Dundee’s new futuristic sounding – and looking – District 10 business park opened to great fanfare this week.
A total of £1.7 million has been ploughed into the Seabraes-based development in anticipation of a flood of new creative businesses opting to make Dundee their new home.
The early signs are good with luxury luggage producer LAT_56 – which used the business park’s launch to unveil a tie-up with Emirates airline – the first company to take up residence.
Others are slated to follow in the weeks ahead as the development – which has been snazilly modelled out of old shipping containers – starts to come to life.
I hope District 10 catches on in the manner envisaged and LAT-56 is soon joined by a raft of creative industries talent either homegrown or drawn to the city by its growing reputation.
Locatedjust a few hundred yards away, Duncan of Jordanstone College of Art and Design is the perfect feeder factory for District 10, with talented design graduates bursting out with ideas ripe for commercial development and exploitation.
The wider Dundee and Abertay universities also harbour a wealth of skill and talent that, if properly harnessed, could become a valuable economic asset for the city and wider region.
And that is where my concern with District 10 – and other similar business premises – lies.
Developers Scottish Enterprise along with partner agencies must ensure the park is more than a novel-looking office block.
They need to work with tenants hand in glove to ensure that good ideas are given the opportunity to flourish by providing the support framework that all start-up business ventures require.
That means being there to assist fledgling companies as they develop plans, carry out market research, flesh out costings, identify suppliers and go about the 101-other things that must happen to turn a business acorn into an oak.
The city has seen previous high-profile attempts to muster the creative industries under one roof and, unfortunately for all concerned, the reality failed to live up to the hype.
The vast Vision at Seabraes building – which directly overlooks the District 10 site – opened its doors in 2005 with a simple premise of ‘build it and they will come.’
Some did, but the majority stayed away and the developers quickly found themselves in financial difficulties. In that instance, the market had been misjudged and the intense levels of support required by start-up creative industries and digital companies underestimated.
Hopefully the Vision experience is a lesson learned and SE and the other stakeholders in the District 10 project are in it for the long haul.
They must remain hands on and not allow the brightly coloured shipping containers – and their future tenants – simply to rust away unchecked.
Dundee would not be the city it is without the nurturing of creative talents. District 10 is an opportunity to carve out a new era in that proud tradition and I hope it is grasped with both hands by all involved.
* The welter of reports offering glad tidings about the UK economic recovery just keep coming.
For weeks now I’ve been drowning in a sea of reports littered with the words positive, optimism and confidence and phrases such as upwards trajectory.

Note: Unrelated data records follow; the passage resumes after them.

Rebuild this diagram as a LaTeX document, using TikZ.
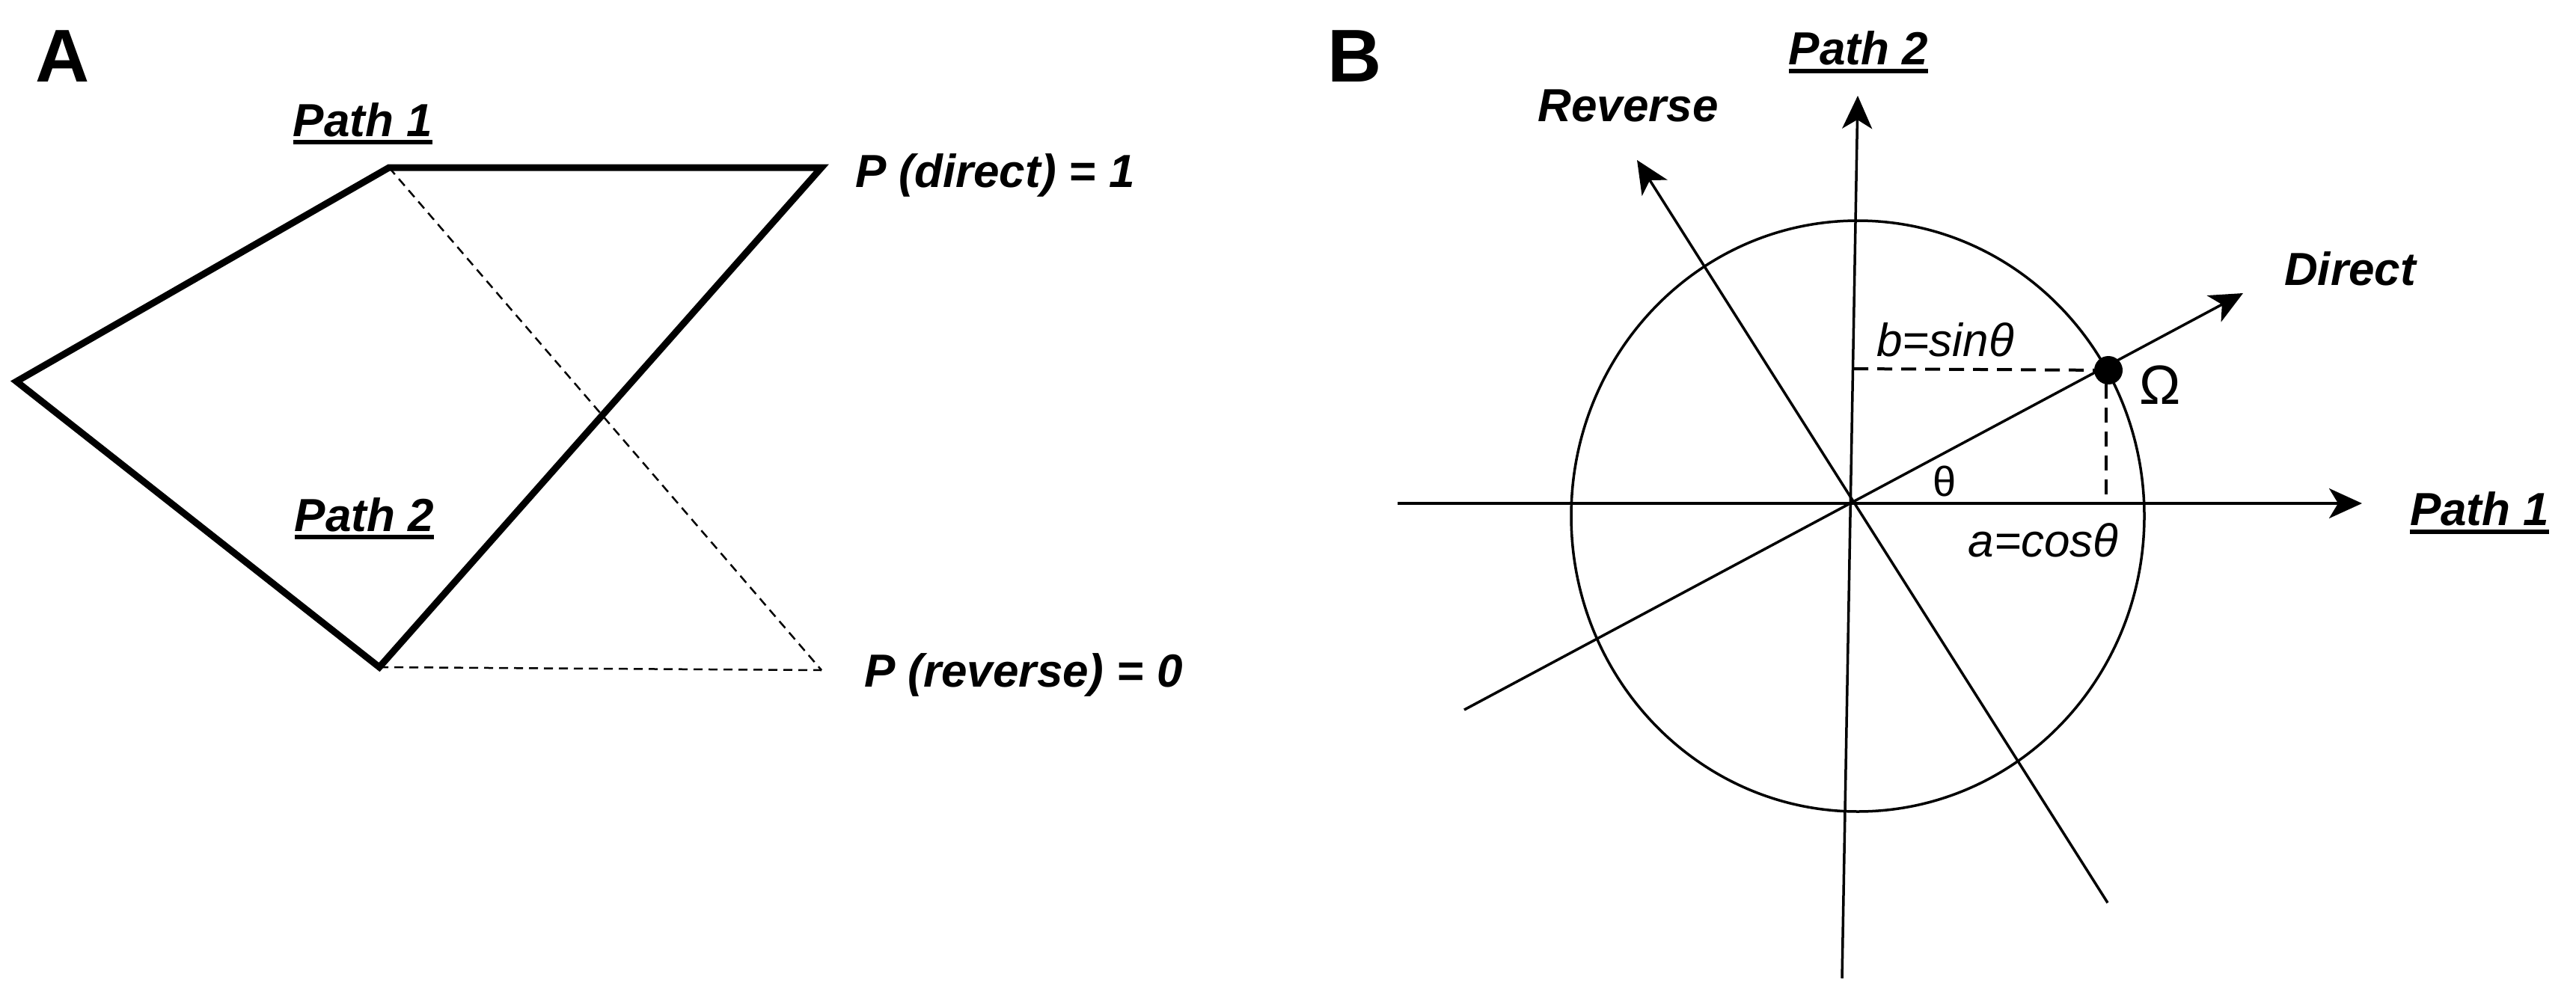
\documentclass[tikz,border=0pt]{standalone}
\usepackage{fontspec}
\setmainfont{Liberation Sans}
\usetikzlibrary{arrows.meta}
\begin{document}
\begin{tikzpicture}[x=1pt,y=-1pt,
  lbl/.style={font=\fontsize{62}{70}\selectfont\bfseries\itshape, inner sep=0pt},
  panel/.style={font=\fontsize{100}{110}\selectfont\bfseries, inner sep=0pt},
  mathlbl/.style={font=\fontsize{62}{70}\selectfont\itshape, inner sep=0pt},
  uline/.style={line width=6pt},
  thickedge/.style={line width=9pt, line join=miter},
  thindash/.style={line width=2.5pt, dash pattern=on 12pt off 8pt},
  axis/.style={line width=3.5pt},
  arr/.style={axis, -{Stealth[length=44pt,width=40pt,inset=12pt]}},
  proj/.style={line width=4pt, dash pattern=on 20pt off 12pt}]
\useasboundingbox (0,0) rectangle (3443,1341);

% ---------- Panel A ----------
\node[panel] (labA) at (84,75) {A};
\coordinate (tl) at (520,224);
\coordinate (tr) at (1098,224);
\coordinate (lf) at (22,510);
\coordinate (bt) at (507,892);
\coordinate (br) at (1098,896);
\draw[thickedge] (tr) -- (tl) -- (lf) -- (bt) -- cycle;
\draw[thindash] (tl) -- (br);
\draw[thindash] (bt) -- (br);

\node[lbl] (p1a) at (485,160) {Path 1};
\draw[uline] ([yshift=-7pt]p1a.south west) -- ([yshift=-7pt]p1a.south east);
\node[lbl] (p2a) at (487,688) {Path 2};
\draw[uline] ([yshift=-7pt]p2a.south west) -- ([yshift=-7pt]p2a.south east);
\node[lbl] (pdir) at (1330,234) {P (direct) = 1};
\node[lbl] (prev) at (1368,902) {P (reverse) = 0};

% ---------- Panel B ----------
\node[panel] (labB) at (1811,75) {B};
\coordinate (O) at (2476,673);
\coordinate (xl) at (1868,673);
\coordinate (xr) at (3157,673);
\coordinate (yb) at (2462,1308);
\coordinate (yt) at (2483,128);
\coordinate (rb) at (2817,1207);
\coordinate (rt) at (2188,214);
\coordinate (db) at (1957,949);
\coordinate (dt) at (2998,392);
\coordinate (om) at (2818,495);

\draw[axis] (2483,690) ellipse [x radius=383, y radius=395];
\draw[arr] (xl) -- (xr);
\draw[arr] (yb) -- (yt);
\draw[arr] (rb) -- (rt);
\draw[arr] (db) -- (dt);
\draw[proj] (2477,493) -- (om);
\draw[proj] (2815,513) -- (2815,673);
\fill (om) circle (19);

\node[lbl] (p2b) at (2484,64) {Path 2};
\draw[uline] ([yshift=-8pt]p2b.south west) -- ([yshift=-8pt]p2b.south east);
\node[lbl] (p1b) at (3314,680) {Path 1};
\draw[uline] ([yshift=-8pt]p1b.south west) -- ([yshift=-8pt]p1b.south east);
\node[lbl] (rev) at (2176,141) {Reverse};
\node[lbl] (dir) at (3141,359) {Direct};
\node[mathlbl] (bsin) at (2600,454) {b=sinθ};
\node[mathlbl] (acos) at (2731,722) {a=cosθ};
\node[font=\fontsize{74}{80}\selectfont, inner sep=0pt] (omg) at (2887,515) {Ω};
\node[font=\fontsize{56}{60}\selectfont, inner sep=0pt] (th) at (2599,643) {θ};
\end{tikzpicture}
\end{document}
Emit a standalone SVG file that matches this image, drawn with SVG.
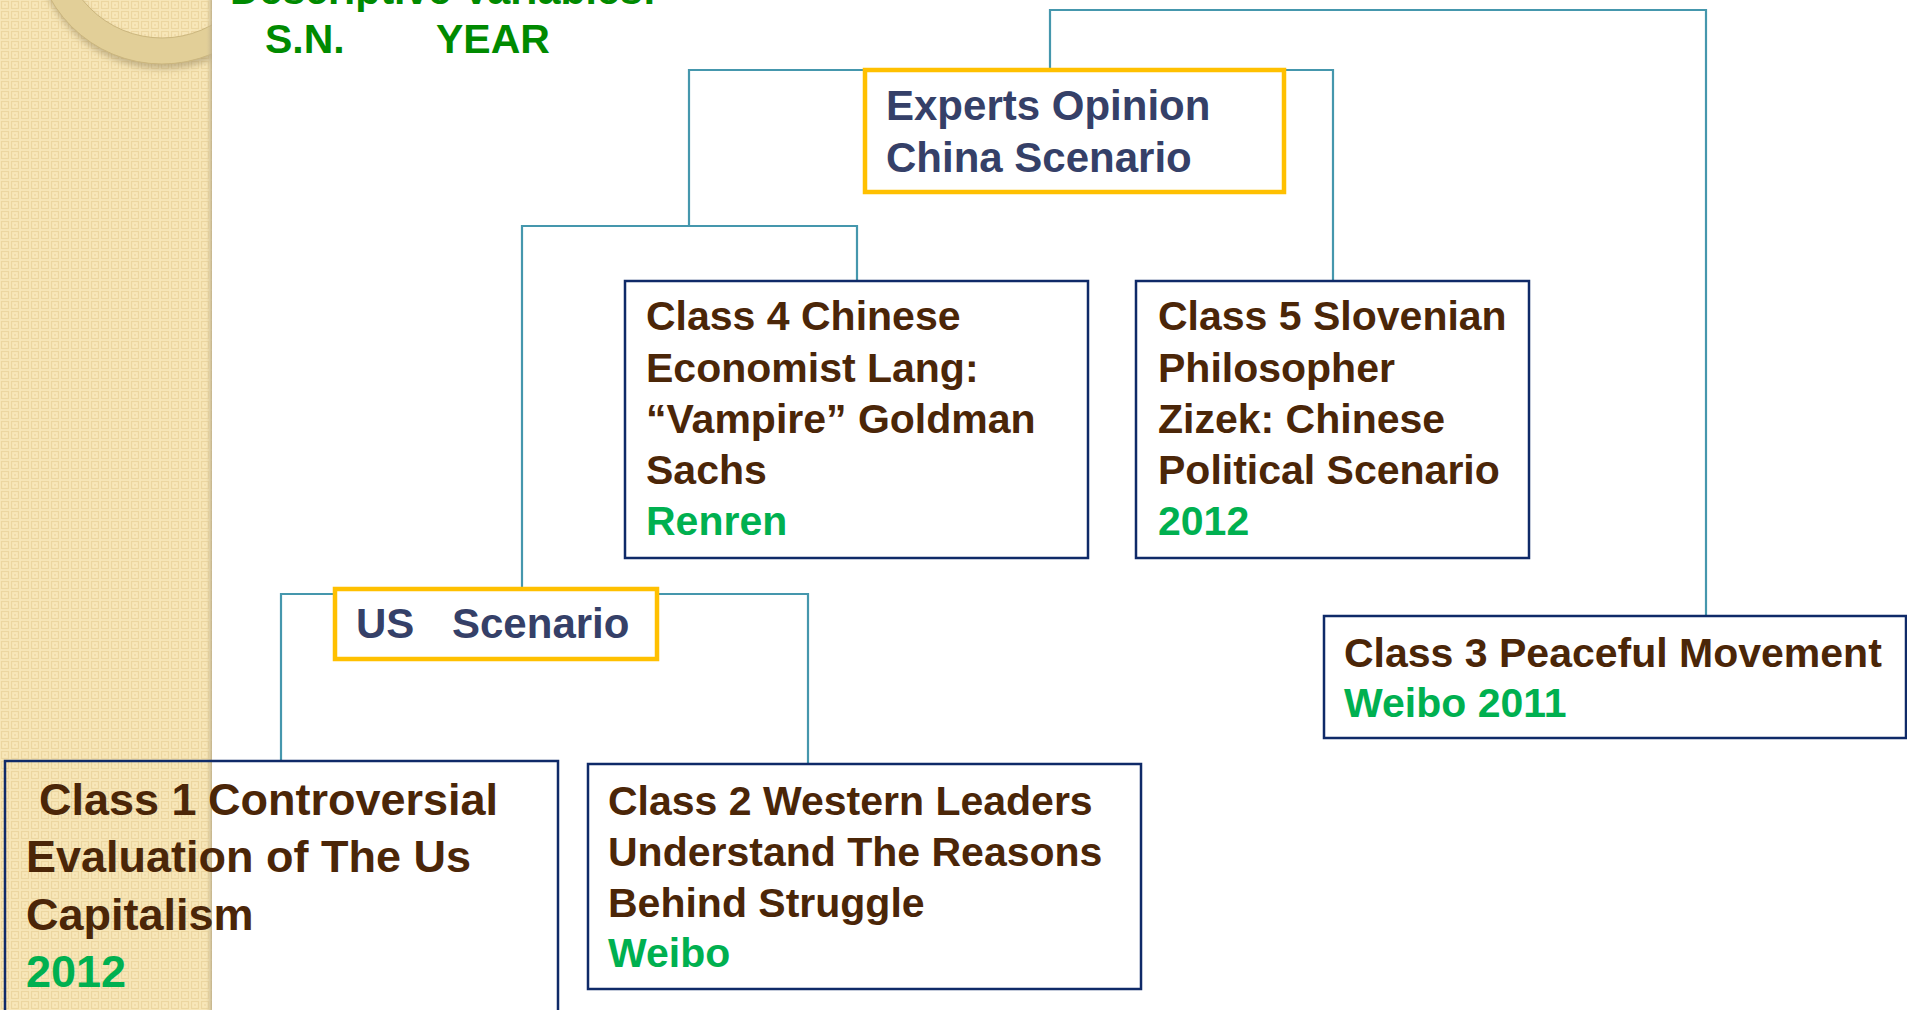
<svg xmlns="http://www.w3.org/2000/svg" width="1907" height="1010" viewBox="0 0 1907 1010">
  <defs>
    <pattern id="weave" x="0" y="0" width="10" height="10" patternUnits="userSpaceOnUse">
      <rect width="10" height="10" fill="#f8e7b9"/>
      <rect x="1.5" y="1.5" width="7" height="7" fill="none" stroke="#ecd6a0" stroke-width="1.2"/>
      <rect x="4" y="4" width="2" height="2" fill="#f1dcaa"/>
    </pattern>
    <clipPath id="stripClip">
      <rect x="0" y="0" width="212" height="1010"/>
    </clipPath>
    <filter id="ringShadow" x="-20%" y="-20%" width="140%" height="140%">
      <feGaussianBlur stdDeviation="3"/>
    </filter>
    <linearGradient id="edge" x1="0" y1="0" x2="1" y2="0">
      <stop offset="0" stop-color="#d8c79a" stop-opacity="0"/>
      <stop offset="1" stop-color="#b9ab88" stop-opacity="0.8"/>
    </linearGradient>
  </defs>
  <style>
    .conn { fill: none; stroke: #4597ad; stroke-width: 2.2; }
    .box { fill: none; stroke: #0f2a68; stroke-width: 2.5; }
    .gold { fill: #ffffff; stroke: #ffc000; stroke-width: 4.5; }
    text { font-family: "Liberation Sans", Arial, sans-serif; font-weight: bold; }
    .b { fill: #4b2608; font-size: 41px; }
    .b1 { fill: #4b2608; font-size: 45px; }
    .g { fill: #00b050; font-size: 41px; }
    .g1 { fill: #00b050; font-size: 45px; }
    .n { fill: #354068; font-size: 42px; }
    .hd { fill: #008a00; font-size: 41px; }
  </style>

  <rect x="0" y="0" width="1907" height="1010" fill="#ffffff"/>

  <!-- decorative side strip -->
  <g id="strip">
    <rect x="0" y="0" width="212" height="1010" fill="url(#weave)"/>
    <g clip-path="url(#stripClip)">
      <path d="M290,-64 a128,128 0 1,0 -256,0 a128,128 0 1,0 256,0 Z M264,-64 a102,102 0 1,1 -204,0 a102,102 0 1,1 204,0 Z" fill="#8a7a55" fill-opacity="0.45" fill-rule="evenodd" transform="translate(1,5)" filter="url(#ringShadow)"/>
      <path d="M290,-64 a128,128 0 1,0 -256,0 a128,128 0 1,0 256,0 Z M264,-64 a102,102 0 1,1 -204,0 a102,102 0 1,1 204,0 Z" fill="#e2cf98" stroke="#cbb67e" stroke-width="1" fill-rule="evenodd"/>
    </g>
    <rect x="206" y="0" width="6" height="1010" fill="url(#edge)"/>
  </g>

  <!-- heading -->
  <g id="heading">
    <text class="hd" x="230" y="4">Descriptive Variables:</text>
    <text class="hd" x="265" y="53">S.N.</text>
    <text class="hd" x="436" y="53">YEAR</text>
  </g>

  <!-- connectors -->
  <g id="connectors">
    <path class="conn" d="M1050,70 V10 H1706 V616"/>
    <path class="conn" d="M689,226 V70 H1333 V281"/>
    <path class="conn" d="M522,588 V226 H857 V281"/>
    <path class="conn" d="M281,761 V594 H808 V764"/>
  </g>

  <g id="experts">
    <rect class="gold" x="865" y="70" width="419" height="122"/>
    <text class="n" x="886" y="120">Experts Opinion</text>
    <text class="n" x="886" y="172">China Scenario</text>
  </g>

  <g id="us-scenario">
    <rect class="gold" x="335" y="589" width="322" height="70"/>
    <text class="n" x="356" y="638">US</text>
    <text class="n" x="452" y="638">Scenario</text>
  </g>

  <g id="class4">
    <rect class="box" x="625" y="281" width="463" height="277" fill="#ffffff" style="fill:#ffffff"/>
    <text class="b" x="646" y="330">Class 4 Chinese</text>
    <text class="b" x="646" y="382">Economist Lang:</text>
    <text class="b" x="646" y="433">“Vampire” Goldman</text>
    <text class="b" x="646" y="484">Sachs</text>
    <text class="g" x="646" y="535">Renren</text>
  </g>

  <g id="class5">
    <rect class="box" x="1136" y="281" width="393" height="277"/>
    <text class="b" x="1158" y="330">Class 5 Slovenian</text>
    <text class="b" x="1158" y="382">Philosopher</text>
    <text class="b" x="1158" y="433">Zizek: Chinese</text>
    <text class="b" x="1158" y="484">Political Scenario</text>
    <text class="g" x="1158" y="535">2012</text>
  </g>

  <g id="class3">
    <rect class="box" x="1324" y="616" width="582" height="122"/>
    <text class="b" x="1344" y="667">Class 3 Peaceful Movement</text>
    <text class="g" x="1344" y="717">Weibo 2011</text>
  </g>

  <g id="class1">
    <rect class="box" x="5" y="761" width="553" height="270"/>
    <text class="b1" x="39" y="815">Class 1</text>
    <text class="b1" x="208" y="815">Controversial</text>
    <text class="b1" x="26" y="872">Evaluation of The Us</text>
    <text class="b1" x="26" y="930">Capitalism</text>
    <text class="g1" x="26" y="987">2012</text>
  </g>

  <g id="class2">
    <rect class="box" x="588" y="764" width="553" height="225"/>
    <text class="b" x="608" y="815">Class 2 Western Leaders</text>
    <text class="b" x="608" y="866">Understand The Reasons</text>
    <text class="b" x="608" y="917">Behind Struggle</text>
    <text class="g" x="608" y="967">Weibo</text>
  </g>
</svg>
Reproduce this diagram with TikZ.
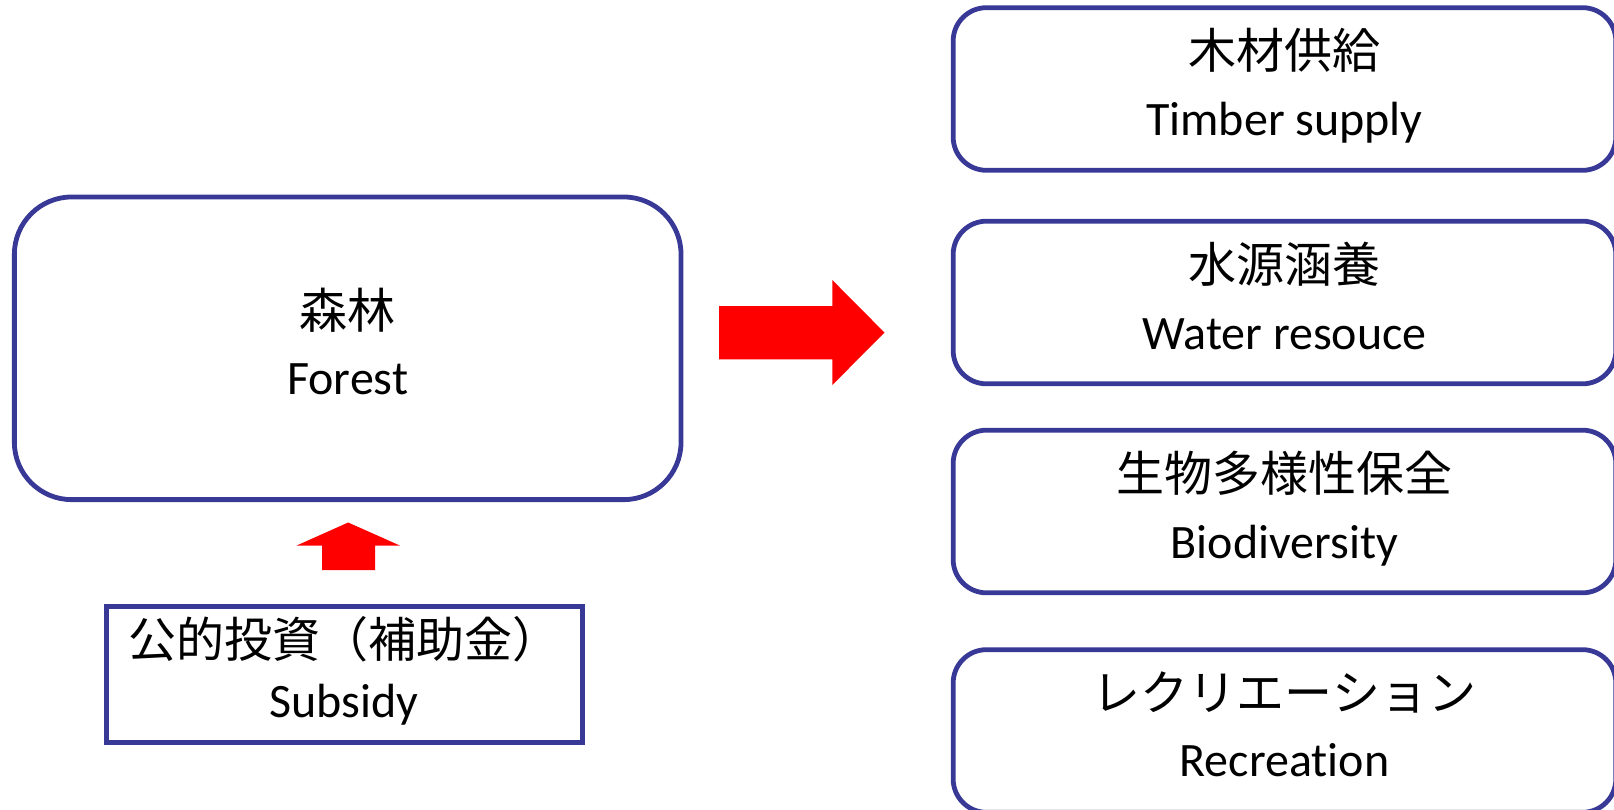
\documentclass[tikz,border=0pt]{standalone}
\usepackage{fontspec}
\setmainfont[Ligatures={NoCommon}]{Carlito}
\newfontfamily\jp{Noto Sans CJK JP}
\definecolor{boxblue}{RGB}{56,56,150}
\tikzstyle{block} = [rectangle, draw=boxblue, line width=3.6pt, fill=white, align=center, font=\fontsize{36}{50}\selectfont, execute at end node={\rule[-10.5pt]{0pt}{1pt}}]
\tikzstyle{forestbox} = [block, rounded corners=43pt, minimum width=500pt, minimum height=227pt]
\tikzstyle{service} = [block, rounded corners=25pt, minimum width=497pt, minimum height=122pt]
\tikzstyle{subsidybox} = [block, font=\fontsize{36}{45}\selectfont, minimum width=357pt, minimum height=102pt]
\tikzstyle{bigarrow} = [fill=red]

\begin{document}
\begin{tikzpicture}[x=0.75pt, y=-0.75pt]
    \useasboundingbox (0,0) rectangle (1614,810);
    \clip (0,0) rectangle (1614,810);

    % forest
    \node [forestbox] (forest) at (347.7,348.3) {{\jp 森林}\\Forest};

    % subsidy
    \node [subsidybox] (subsidy) at (344.2,674.2) {{\jp 公的投資（補助金）}\\Subsidy};

    % services of the forest
    \node [service] (timber) at (1284.5,89) {{\jp 木材供給}\\Timber supply};
    \node [service] (water) at (1284.5,302.5) {{\jp 水源涵養}\\Water resouce};
    \node [service] (bio) at (1284.5,511.5) {{\jp 生物多様性保全}\\Biodiversity};
    \node [service] (recreation) at (1284.5,731) {{\jp レクリエーション}\\Recreation};

    % block arrows
    \fill [bigarrow] (322,570) -- (322,545.6) -- (296.5,545.6) -- (348.2,522.5)
        -- (400,545.6) -- (375,545.6) -- (375,570) -- cycle;
    \fill [bigarrow] (719,306) -- (832.3,306) -- (832.3,280) -- (884.5,332.6)
        -- (832.3,385) -- (832.3,359.3) -- (719,359.3) -- cycle;
\end{tikzpicture}
\end{document}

The mood is undoubtedly good and I don’t know of anyone who doesn’t believe – from the top level economist to the small business person – who does not think economic conditions have improved in recent months.
We are in recovery mode right now but I fear that overstating the strength of the fightback at this time could be counterproductive in the long run.
The UK economy needs to walk before it is permitted to run free once more.